Monday, 10 January 2022

desert solitaire (edward abbey)

Abbey’s book is a paean to a lost land. Quite literally, in one instance, as he takes a canoe trip down a canyon river that is soon to be flooded by the construction of a new dam. As such his words capture something that humans might never witness again, and there is a wistfulness implicit in the writing, an awareness that the natural world he is inhabiting is facing not just a possible but an actual extinction. Abbey’s is the voice of an Aztec scribe, writing upon hearing the news of the landing of Cortez. Desert Solitaire describes a season spent in the Arches national Park in Utah, at a moment when mass tourism, driven by the automobile, was just about to take off. He rails against the impact this will have on the natural world, whilst confident that in the end the natural world will come out the victor in a battle initiated by humanity. However, this only confirms how Desert Solitaire is an early epistle from a new frontline that had never been contemplated until the dawning of the industrial age, a frontline that pits humans against their environment.

However, beyond the fatalism, there is an implicit celebration of the natural world and the gift of being a human, capable of contemplating this world. Abbey is a cowboy poet and conjures words to capture the things that he sees that feel as though they could only have emerged from his profound immersion in the natural world.

“He saw the stars caught in a dense sky like moths in a cobweb, alive, quivering, struggling to escape.”

“Comfort yourself with the reflection that within a few hours, if all goes as planned, your human flesh will be working its way through the gizzard of a buzzard, your essence transfigured into the fierce greedy eyes and unimaginable consciousness of a turkey vulture. Whereupon you, too, will soar on motionless wings high over the ruck and rack of human suffering. For most of us a promotion in grade, for some the realization of an ideal.”

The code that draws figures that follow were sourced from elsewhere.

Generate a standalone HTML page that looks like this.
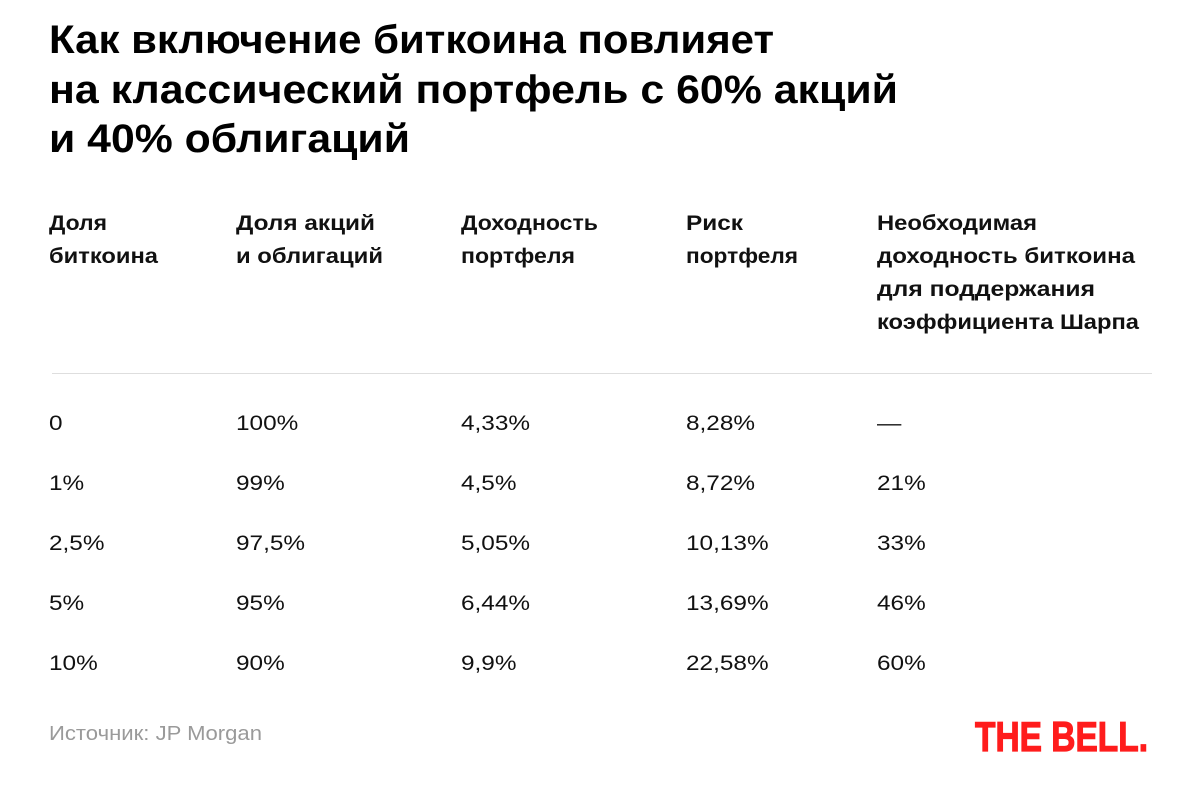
<!DOCTYPE html>
<html>
<head>
<meta charset="utf-8">
<style>
  html,body{margin:0;padding:0;background:#fff;}
  svg{display:block;}
  .t{font-family:"Liberation Sans","DejaVu Sans",sans-serif;font-weight:700;font-size:40px;fill:#000;}
  .h{font-family:"Liberation Sans","DejaVu Sans",sans-serif;font-weight:700;font-size:21px;fill:#111;}
  .d{font-family:"Liberation Sans","DejaVu Sans",sans-serif;font-weight:400;font-size:21px;fill:#111;}
  .f{font-family:"Liberation Sans","DejaVu Sans",sans-serif;font-weight:400;font-size:20px;fill:#9a9a9a;}
  .logo{font-family:"Liberation Sans","DejaVu Sans",sans-serif;font-weight:700;font-size:42px;fill:#ff1c1c;stroke:#ff1c1c;stroke-width:1.2px;}
</style>
</head>
<body>
<svg width="1200" height="811" viewBox="0 0 1200 811" xmlns="http://www.w3.org/2000/svg">
  <rect width="1200" height="811" fill="#fff"/>

  <!-- Title -->
  <text class="t" x="49" y="53" textLength="725" lengthAdjust="spacingAndGlyphs">Как включение биткоина повлияет</text>
  <text class="t" x="49" y="103" textLength="849" lengthAdjust="spacingAndGlyphs">на классический портфель с 60% акций</text>
  <text class="t" x="49" y="152" textLength="361" lengthAdjust="spacingAndGlyphs">и 40% облигаций</text>

  <!-- Header -->
  <text class="h" x="49" y="230" textLength="58" lengthAdjust="spacingAndGlyphs">Доля</text>
  <text class="h" x="49" y="263" textLength="109" lengthAdjust="spacingAndGlyphs">биткоина</text>

  <text class="h" x="236" y="230" textLength="139" lengthAdjust="spacingAndGlyphs">Доля акций</text>
  <text class="h" x="236" y="263" textLength="147" lengthAdjust="spacingAndGlyphs">и облигаций</text>

  <text class="h" x="461" y="230" textLength="137" lengthAdjust="spacingAndGlyphs">Доходность</text>
  <text class="h" x="461" y="263" textLength="114" lengthAdjust="spacingAndGlyphs">портфеля</text>

  <text class="h" x="686" y="230" textLength="57" lengthAdjust="spacingAndGlyphs">Риск</text>
  <text class="h" x="686" y="263" textLength="112" lengthAdjust="spacingAndGlyphs">портфеля</text>

  <text class="h" x="877" y="230" textLength="160" lengthAdjust="spacingAndGlyphs">Необходимая</text>
  <text class="h" x="877" y="263" textLength="258" lengthAdjust="spacingAndGlyphs">доходность биткоина</text>
  <text class="h" x="877" y="296" textLength="218" lengthAdjust="spacingAndGlyphs">для поддержания</text>
  <text class="h" x="877" y="329" textLength="262" lengthAdjust="spacingAndGlyphs">коэффициента Шарпа</text>

  <!-- Separator -->
  <rect x="52" y="373" width="1100" height="1" fill="#dedede"/>

  <!-- Data columns -->
  <g transform="translate(49,0) scale(1.16,1)">
    <text class="d" x="0" y="430">0</text>
    <text class="d" x="0" y="490">1%</text>
    <text class="d" x="0" y="550">2,5%</text>
    <text class="d" x="0" y="610">5%</text>
    <text class="d" x="0" y="670">10%</text>
  </g>
  <g transform="translate(236,0) scale(1.16,1)">
    <text class="d" x="0" y="430">100%</text>
    <text class="d" x="0" y="490">99%</text>
    <text class="d" x="0" y="550">97,5%</text>
    <text class="d" x="0" y="610">95%</text>
    <text class="d" x="0" y="670">90%</text>
  </g>
  <g transform="translate(461,0) scale(1.16,1)">
    <text class="d" x="0" y="430">4,33%</text>
    <text class="d" x="0" y="490">4,5%</text>
    <text class="d" x="0" y="550">5,05%</text>
    <text class="d" x="0" y="610">6,44%</text>
    <text class="d" x="0" y="670">9,9%</text>
  </g>
  <g transform="translate(686,0) scale(1.16,1)">
    <text class="d" x="0" y="430">8,28%</text>
    <text class="d" x="0" y="490">8,72%</text>
    <text class="d" x="0" y="550">10,13%</text>
    <text class="d" x="0" y="610">13,69%</text>
    <text class="d" x="0" y="670">22,58%</text>
  </g>
  <g transform="translate(877,0) scale(1.16,1)">
    <text class="d" x="0" y="430">—</text>
    <text class="d" x="0" y="490">21%</text>
    <text class="d" x="0" y="550">33%</text>
    <text class="d" x="0" y="610">46%</text>
    <text class="d" x="0" y="670">60%</text>
  </g>

  <!-- Footer -->
  <text class="f" x="49" y="740" textLength="213" lengthAdjust="spacingAndGlyphs">Источник: JP Morgan</text>
  <text class="logo" x="975" y="751" textLength="173" lengthAdjust="spacingAndGlyphs">THE BELL.</text>
</svg>
</body>
</html>
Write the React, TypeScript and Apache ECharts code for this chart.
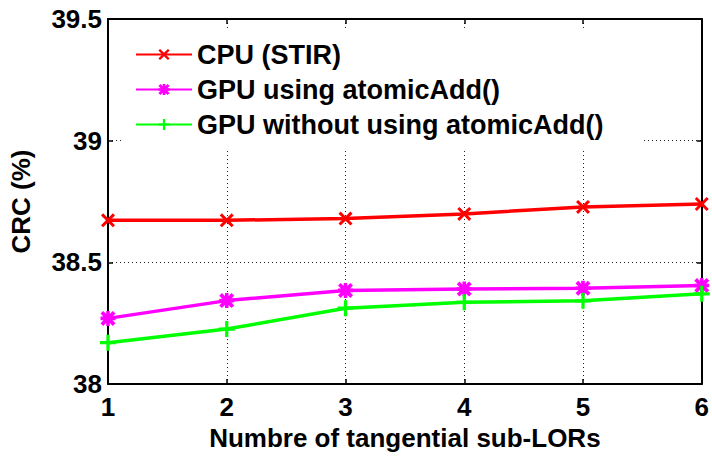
import React, { useEffect, useRef } from "react";
import * as echarts from "echarts";

// Number of tangential sub-LORs
const subLors = [1, 2, 3, 4, 5, 6];
// Contrast recovery coefficient (%) per implementation
const cpuStir = [38.673, 38.673, 38.68, 38.699, 38.728, 38.74];
const gpuAtomic = [38.27, 38.343, 38.385, 38.391, 38.394, 38.405];
const gpuNoAtomic = [38.17, 38.226, 38.312, 38.336, 38.342, 38.371];
const yTicks = [38, 38.5, 39, 39.5];

const FONT = "'Liberation Sans', Arial, Helvetica, sans-serif";

// Marker outlines (filled paths on a 100x100 box)
const CROSS_X =
  "path://M0,15 L15,0 L50,35 L85,0 L100,15 L65,50 L100,85 L85,100 L50,65 L15,100 L0,85 L35,50 Z";
const PLUS =
  "path://M40,0 L60,0 L60,40 L100,40 L100,60 L60,60 L60,100 L40,100 L40,60 L0,60 L0,40 L40,40 Z";
const STAR =
  "path://M0,18 L18,0 L50,32 L82,0 L100,18 L68,50 L100,82 L82,100 L50,68 L18,100 L0,82 L32,50 Z M38,0 L62,0 L62,38 L100,38 L100,62 L62,62 L62,100 L38,100 L38,62 L0,62 L0,38 L38,38 Z";

const pairs = (ys: number[]) => subLors.map((x, i) => [x, ys[i]]);

export default function App() {
  const ref = useRef<HTMLDivElement>(null);

  useEffect(() => {
    if (!ref.current) return;
    document.body.style.margin = "0";
    const chart = echarts.init(ref.current, undefined, { renderer: "svg" });

    const tickLabel = { fontFamily: FONT, fontWeight: "bold" as const, fontSize: 26, color: "#000" };
    const frameLine = { show: true, lineStyle: { color: "#000", width: 2 } };
    const inTick = { show: true, inside: true, length: 5, lineStyle: { color: "#000", width: 1.5 } };
    const dotted = { show: true, lineStyle: { color: "#222", width: 1, type: [1, 3] as number[] } };

    const line = (name: string, data: number[], color: string, symbol: string, size: number) => ({
      name,
      type: "line" as const,
      data: pairs(data),
      symbol,
      symbolSize: size,
      showSymbol: true,
      lineStyle: { color, width: 3.5 },
      itemStyle: { color },
      z: 3,
    });

    chart.setOption({
      animation: false,
      backgroundColor: "#fff",
      grid: { left: 108, right: 9, top: 19, bottom: 70, containLabel: false },
      legend: {
        orient: "vertical",
        left: 123,
        top: 28,
        padding: [13, 40, 13, 12],
        backgroundColor: "#fff",
        itemWidth: 56,
        itemHeight: 14,
        itemGap: 8,
        textStyle: { fontFamily: FONT, fontWeight: "bold", fontSize: 27, color: "#000", padding: [0, 0, 0, 0] },
        data: ["CPU (STIR)", "GPU using atomicAdd()", "GPU without using atomicAdd()"],
      },
      xAxis: [
        {
          type: "value",
          min: 1,
          max: 6,
          interval: 1,
          name: "Numbre of tangential sub-LORs",
          nameLocation: "middle",
          nameGap: 38,
          nameTextStyle: { ...tickLabel },
          axisLine: frameLine,
          axisTick: inTick,
          axisLabel: { ...tickLabel, margin: 10 },
          splitLine: dotted,
        },
        {
          type: "value",
          position: "top",
          min: 1,
          max: 6,
          interval: 1,
          axisLine: frameLine,
          axisTick: inTick,
          axisLabel: { show: false },
          splitLine: { show: false },
        },
      ],
      yAxis: [
        {
          type: "value",
          min: yTicks[0],
          max: yTicks[yTicks.length - 1],
          interval: 0.5,
          name: "CRC (%)",
          nameLocation: "middle",
          nameGap: 74,
          nameTextStyle: { ...tickLabel },
          axisLine: frameLine,
          axisTick: inTick,
          axisLabel: { ...tickLabel, margin: 6 },
          splitLine: dotted,
        },
        {
          type: "value",
          position: "right",
          min: yTicks[0],
          max: yTicks[yTicks.length - 1],
          interval: 0.5,
          axisLine: frameLine,
          axisTick: inTick,
          axisLabel: { show: false },
          splitLine: { show: false },
        },
      ],
      series: [
        line("CPU (STIR)", cpuStir, "#ff0000", CROSS_X, 14),
        line("GPU using atomicAdd()", gpuAtomic, "#ff00ff", STAR, 15),
        line("GPU without using atomicAdd()", gpuNoAtomic, "#00ff00", PLUS, 16),
      ],
    });

    return () => chart.dispose();
  }, []);

  return <div ref={ref} style={{ width: 712, height: 456 }} />;
}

“the spadefoot toads bellow madly in the moonlight on the edge of doomed rainpools, where the arsenic-selenium spring waits for the thirst-crazed wanderer, where the thunderstorms blast the pinnacles and cliffs, where the rust-brown floods roll down the barren washes, and where the community of the quiet deer walk at evening up glens of sandstone through tamarisk and sage toward the hidden springs of sweet, cool, still, clear, unfailing water.”

“with yellow centers and vivid purple petals, the flowers stand out against their background of rock and coral-red sand with what I can only describe as an existential assertion of life; they are almost audible.”